Rows from a dataset of charts and code
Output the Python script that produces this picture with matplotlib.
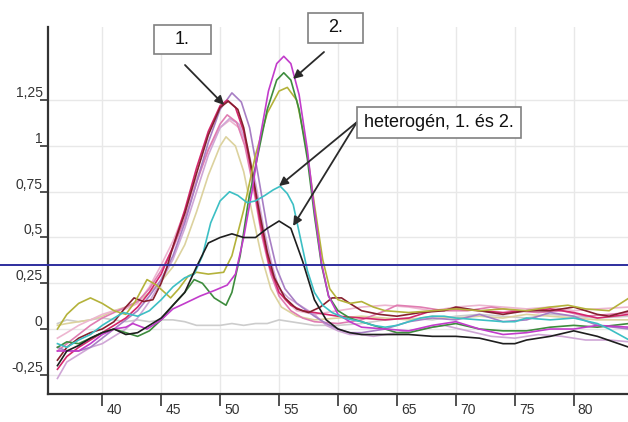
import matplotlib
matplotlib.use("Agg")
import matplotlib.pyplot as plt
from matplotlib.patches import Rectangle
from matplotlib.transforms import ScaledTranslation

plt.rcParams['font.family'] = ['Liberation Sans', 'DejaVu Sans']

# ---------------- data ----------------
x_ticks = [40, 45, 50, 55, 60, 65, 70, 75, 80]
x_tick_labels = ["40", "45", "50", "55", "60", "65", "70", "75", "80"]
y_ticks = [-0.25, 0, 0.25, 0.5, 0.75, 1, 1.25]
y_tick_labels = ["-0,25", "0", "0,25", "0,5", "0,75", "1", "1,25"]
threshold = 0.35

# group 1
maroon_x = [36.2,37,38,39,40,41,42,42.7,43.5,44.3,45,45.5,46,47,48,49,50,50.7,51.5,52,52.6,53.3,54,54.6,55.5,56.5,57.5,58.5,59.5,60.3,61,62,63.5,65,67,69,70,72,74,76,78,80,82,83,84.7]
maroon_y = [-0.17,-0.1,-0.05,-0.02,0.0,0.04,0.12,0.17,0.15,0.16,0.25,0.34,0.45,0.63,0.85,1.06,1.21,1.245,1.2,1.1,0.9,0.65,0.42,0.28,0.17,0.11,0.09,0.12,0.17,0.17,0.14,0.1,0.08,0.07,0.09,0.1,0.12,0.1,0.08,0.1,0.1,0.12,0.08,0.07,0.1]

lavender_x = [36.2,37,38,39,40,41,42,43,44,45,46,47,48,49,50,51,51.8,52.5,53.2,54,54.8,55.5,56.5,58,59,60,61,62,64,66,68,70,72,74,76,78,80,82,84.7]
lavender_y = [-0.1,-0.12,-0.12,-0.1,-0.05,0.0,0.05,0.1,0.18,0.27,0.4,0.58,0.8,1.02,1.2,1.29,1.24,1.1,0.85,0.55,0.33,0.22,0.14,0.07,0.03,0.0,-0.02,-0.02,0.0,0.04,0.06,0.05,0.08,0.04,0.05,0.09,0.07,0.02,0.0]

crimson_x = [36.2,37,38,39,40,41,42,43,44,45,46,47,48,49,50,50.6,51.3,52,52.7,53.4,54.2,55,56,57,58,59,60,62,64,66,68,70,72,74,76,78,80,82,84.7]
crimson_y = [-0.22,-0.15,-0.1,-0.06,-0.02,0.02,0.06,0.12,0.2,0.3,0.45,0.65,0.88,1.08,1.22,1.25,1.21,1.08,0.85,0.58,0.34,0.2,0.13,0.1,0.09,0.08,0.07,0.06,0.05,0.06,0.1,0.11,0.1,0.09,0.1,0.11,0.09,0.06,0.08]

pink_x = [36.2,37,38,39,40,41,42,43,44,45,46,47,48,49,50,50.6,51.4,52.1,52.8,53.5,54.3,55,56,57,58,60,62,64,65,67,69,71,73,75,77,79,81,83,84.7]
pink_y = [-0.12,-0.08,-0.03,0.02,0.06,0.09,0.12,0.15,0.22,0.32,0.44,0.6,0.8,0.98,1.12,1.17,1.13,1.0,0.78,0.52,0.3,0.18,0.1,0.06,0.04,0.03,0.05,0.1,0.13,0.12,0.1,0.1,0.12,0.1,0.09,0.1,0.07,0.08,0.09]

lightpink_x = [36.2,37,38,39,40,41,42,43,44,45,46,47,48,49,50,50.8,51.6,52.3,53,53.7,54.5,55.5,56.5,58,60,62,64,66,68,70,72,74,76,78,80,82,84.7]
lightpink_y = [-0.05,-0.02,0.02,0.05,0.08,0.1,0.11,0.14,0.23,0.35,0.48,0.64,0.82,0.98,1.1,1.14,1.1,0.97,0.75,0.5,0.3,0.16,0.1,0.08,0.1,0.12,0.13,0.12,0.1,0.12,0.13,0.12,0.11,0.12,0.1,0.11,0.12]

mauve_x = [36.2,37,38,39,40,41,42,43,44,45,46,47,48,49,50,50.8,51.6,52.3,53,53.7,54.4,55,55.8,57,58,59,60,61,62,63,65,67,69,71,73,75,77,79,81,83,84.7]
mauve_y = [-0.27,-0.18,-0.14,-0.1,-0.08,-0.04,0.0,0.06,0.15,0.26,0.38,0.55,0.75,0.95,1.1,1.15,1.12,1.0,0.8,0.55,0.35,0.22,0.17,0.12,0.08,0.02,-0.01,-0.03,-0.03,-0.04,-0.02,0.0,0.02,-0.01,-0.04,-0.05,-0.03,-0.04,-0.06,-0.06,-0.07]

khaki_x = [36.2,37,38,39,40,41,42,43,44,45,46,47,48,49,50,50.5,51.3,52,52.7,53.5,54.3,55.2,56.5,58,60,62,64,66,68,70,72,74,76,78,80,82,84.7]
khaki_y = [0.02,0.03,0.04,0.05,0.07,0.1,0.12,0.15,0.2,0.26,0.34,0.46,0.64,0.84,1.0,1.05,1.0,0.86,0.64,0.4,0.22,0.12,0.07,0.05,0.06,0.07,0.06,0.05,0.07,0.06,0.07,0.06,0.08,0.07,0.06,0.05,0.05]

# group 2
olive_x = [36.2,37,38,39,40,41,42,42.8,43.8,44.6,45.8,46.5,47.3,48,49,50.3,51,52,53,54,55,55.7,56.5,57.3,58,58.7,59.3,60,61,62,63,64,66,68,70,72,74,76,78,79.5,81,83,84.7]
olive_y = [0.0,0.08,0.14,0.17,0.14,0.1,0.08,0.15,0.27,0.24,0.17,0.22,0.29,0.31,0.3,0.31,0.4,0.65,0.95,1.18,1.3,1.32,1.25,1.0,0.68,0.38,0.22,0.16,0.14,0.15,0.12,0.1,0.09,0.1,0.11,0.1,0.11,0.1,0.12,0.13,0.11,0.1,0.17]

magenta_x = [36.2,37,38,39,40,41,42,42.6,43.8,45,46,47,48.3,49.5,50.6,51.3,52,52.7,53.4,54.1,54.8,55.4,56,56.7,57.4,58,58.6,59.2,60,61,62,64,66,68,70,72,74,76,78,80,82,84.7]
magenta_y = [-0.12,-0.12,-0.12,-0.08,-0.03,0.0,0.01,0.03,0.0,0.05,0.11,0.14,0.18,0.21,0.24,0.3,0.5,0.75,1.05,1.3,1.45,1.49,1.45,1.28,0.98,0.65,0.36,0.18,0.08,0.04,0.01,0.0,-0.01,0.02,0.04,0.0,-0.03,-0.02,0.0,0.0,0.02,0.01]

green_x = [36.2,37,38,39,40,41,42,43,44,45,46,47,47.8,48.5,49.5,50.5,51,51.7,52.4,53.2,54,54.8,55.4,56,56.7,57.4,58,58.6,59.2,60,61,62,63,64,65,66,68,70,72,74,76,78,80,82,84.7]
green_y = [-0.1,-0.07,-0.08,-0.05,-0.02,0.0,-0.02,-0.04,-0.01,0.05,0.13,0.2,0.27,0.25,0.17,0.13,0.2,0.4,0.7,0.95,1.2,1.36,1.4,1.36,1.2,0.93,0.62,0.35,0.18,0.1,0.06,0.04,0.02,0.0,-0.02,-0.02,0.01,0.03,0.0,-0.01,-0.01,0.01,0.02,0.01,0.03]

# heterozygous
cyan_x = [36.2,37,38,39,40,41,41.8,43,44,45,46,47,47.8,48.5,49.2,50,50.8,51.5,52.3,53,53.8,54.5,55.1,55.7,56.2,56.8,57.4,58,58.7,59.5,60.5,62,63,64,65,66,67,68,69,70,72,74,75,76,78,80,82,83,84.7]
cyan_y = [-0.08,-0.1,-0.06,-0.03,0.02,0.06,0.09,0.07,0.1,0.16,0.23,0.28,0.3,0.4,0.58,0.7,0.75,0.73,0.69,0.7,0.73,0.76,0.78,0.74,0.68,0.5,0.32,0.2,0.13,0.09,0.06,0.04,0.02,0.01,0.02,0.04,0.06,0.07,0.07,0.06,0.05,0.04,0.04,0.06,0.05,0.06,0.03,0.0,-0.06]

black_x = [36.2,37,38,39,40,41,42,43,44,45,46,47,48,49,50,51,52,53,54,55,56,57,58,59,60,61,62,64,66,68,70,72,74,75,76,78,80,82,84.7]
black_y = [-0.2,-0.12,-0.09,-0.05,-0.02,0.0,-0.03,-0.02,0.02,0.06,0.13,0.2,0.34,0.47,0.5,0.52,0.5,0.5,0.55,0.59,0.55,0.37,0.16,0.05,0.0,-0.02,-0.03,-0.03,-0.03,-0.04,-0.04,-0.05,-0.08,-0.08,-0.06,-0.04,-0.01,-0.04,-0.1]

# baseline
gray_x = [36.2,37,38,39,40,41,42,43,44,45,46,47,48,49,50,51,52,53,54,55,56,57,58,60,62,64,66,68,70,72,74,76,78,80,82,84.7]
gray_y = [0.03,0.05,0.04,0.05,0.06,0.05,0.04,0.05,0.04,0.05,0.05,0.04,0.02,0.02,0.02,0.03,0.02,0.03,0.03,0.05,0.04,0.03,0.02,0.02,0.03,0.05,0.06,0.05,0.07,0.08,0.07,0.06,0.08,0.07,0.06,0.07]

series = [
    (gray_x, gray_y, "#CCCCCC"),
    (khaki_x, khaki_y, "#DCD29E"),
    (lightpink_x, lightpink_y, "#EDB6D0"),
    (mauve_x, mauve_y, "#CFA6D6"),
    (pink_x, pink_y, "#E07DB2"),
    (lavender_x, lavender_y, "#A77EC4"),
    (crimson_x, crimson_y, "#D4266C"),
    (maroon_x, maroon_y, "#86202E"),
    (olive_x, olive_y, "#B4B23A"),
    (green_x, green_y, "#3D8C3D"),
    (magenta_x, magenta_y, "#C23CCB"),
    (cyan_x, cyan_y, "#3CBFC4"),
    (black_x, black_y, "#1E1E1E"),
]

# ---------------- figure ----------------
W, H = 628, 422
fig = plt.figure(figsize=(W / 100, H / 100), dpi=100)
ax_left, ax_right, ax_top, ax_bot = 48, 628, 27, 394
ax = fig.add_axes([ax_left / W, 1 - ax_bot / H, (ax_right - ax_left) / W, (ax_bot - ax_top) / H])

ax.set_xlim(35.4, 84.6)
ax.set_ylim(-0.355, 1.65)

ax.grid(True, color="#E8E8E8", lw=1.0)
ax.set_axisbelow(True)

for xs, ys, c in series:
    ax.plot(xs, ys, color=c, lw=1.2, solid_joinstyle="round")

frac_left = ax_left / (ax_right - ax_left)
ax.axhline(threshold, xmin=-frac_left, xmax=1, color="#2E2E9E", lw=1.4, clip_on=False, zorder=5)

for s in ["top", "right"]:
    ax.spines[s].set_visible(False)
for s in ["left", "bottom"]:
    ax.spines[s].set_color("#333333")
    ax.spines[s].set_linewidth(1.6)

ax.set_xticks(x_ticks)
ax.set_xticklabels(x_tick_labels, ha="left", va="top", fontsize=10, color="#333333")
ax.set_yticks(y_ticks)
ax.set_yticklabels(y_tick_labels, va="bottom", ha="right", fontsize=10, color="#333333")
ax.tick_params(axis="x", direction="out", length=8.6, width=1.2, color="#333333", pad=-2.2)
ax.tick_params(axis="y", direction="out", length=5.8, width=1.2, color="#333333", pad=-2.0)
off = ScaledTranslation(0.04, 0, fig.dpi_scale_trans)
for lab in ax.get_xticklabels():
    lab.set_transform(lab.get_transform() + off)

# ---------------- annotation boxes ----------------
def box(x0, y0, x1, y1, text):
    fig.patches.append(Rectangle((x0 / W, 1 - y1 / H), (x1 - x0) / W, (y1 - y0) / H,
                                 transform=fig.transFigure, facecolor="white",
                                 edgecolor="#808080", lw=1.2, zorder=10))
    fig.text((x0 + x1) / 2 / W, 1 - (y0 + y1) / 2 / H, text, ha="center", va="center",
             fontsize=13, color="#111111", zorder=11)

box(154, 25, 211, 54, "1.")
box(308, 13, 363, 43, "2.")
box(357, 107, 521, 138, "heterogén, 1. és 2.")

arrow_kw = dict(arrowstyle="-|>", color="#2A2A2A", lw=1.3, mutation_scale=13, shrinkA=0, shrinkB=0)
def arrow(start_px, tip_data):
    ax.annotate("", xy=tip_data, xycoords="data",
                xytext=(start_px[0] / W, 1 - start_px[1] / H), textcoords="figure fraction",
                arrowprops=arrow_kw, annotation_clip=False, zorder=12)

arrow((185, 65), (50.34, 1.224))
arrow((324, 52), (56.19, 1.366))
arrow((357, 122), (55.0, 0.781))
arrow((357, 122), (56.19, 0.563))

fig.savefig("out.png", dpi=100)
==
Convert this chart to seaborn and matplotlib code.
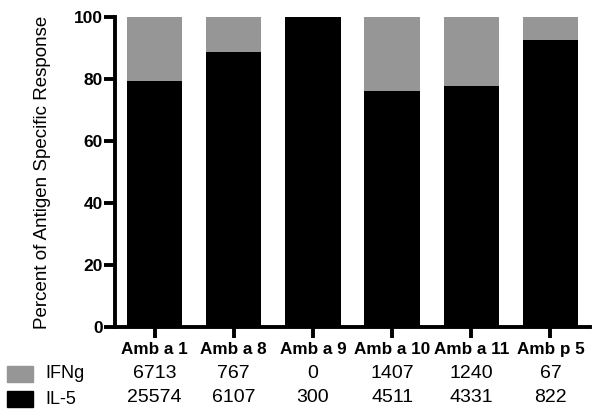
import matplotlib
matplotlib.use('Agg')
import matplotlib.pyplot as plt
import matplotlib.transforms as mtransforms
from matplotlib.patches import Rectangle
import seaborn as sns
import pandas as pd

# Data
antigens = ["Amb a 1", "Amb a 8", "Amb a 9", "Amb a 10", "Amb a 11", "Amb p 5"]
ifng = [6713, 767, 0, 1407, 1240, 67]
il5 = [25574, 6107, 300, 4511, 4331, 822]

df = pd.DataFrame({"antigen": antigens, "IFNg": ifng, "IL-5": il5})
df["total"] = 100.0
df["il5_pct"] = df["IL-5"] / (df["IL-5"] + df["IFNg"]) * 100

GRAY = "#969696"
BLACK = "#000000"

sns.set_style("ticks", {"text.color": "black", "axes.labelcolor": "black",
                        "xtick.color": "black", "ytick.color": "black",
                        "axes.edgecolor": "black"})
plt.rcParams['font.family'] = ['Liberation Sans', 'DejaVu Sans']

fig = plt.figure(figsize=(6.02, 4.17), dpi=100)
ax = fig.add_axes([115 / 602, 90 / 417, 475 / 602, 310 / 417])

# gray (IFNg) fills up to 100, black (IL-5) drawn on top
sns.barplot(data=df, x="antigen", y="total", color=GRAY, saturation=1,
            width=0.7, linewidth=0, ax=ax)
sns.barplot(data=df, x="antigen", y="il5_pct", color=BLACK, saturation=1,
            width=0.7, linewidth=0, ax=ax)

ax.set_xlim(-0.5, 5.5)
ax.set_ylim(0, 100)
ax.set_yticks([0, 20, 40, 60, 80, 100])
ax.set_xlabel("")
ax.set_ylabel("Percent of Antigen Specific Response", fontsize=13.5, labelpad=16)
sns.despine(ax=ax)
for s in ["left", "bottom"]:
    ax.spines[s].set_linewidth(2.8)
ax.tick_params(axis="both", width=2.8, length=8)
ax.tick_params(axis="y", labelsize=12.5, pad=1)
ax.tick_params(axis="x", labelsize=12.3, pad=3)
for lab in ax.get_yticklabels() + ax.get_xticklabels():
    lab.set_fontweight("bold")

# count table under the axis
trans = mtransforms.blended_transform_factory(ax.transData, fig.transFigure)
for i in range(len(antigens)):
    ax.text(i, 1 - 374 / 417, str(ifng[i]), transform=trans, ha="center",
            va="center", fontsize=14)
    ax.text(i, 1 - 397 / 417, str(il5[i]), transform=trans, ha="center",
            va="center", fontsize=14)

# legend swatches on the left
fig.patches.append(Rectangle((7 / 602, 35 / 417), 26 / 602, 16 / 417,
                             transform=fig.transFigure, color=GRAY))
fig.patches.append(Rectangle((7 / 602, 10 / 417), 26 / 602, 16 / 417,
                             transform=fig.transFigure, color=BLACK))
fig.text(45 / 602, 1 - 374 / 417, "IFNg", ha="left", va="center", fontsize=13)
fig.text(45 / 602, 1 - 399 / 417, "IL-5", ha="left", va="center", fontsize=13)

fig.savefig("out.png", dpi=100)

> **Task**:
Above are records with pictures. Reproduce exactly only the lines from the line with "Output the Python" through the line with "threshold = 0.35", both ends included, and leave the pictures out.

> **Final result**:
Output the Python script that produces this picture with matplotlib.
import matplotlib
matplotlib.use("Agg")
import matplotlib.pyplot as plt
from matplotlib.patches import Rectangle
from matplotlib.transforms import ScaledTranslation

plt.rcParams['font.family'] = ['Liberation Sans', 'DejaVu Sans']

# ---------------- data ----------------
x_ticks = [40, 45, 50, 55, 60, 65, 70, 75, 80]
x_tick_labels = ["40", "45", "50", "55", "60", "65", "70", "75", "80"]
y_ticks = [-0.25, 0, 0.25, 0.5, 0.75, 1, 1.25]
y_tick_labels = ["-0,25", "0", "0,25", "0,5", "0,75", "1", "1,25"]
threshold = 0.35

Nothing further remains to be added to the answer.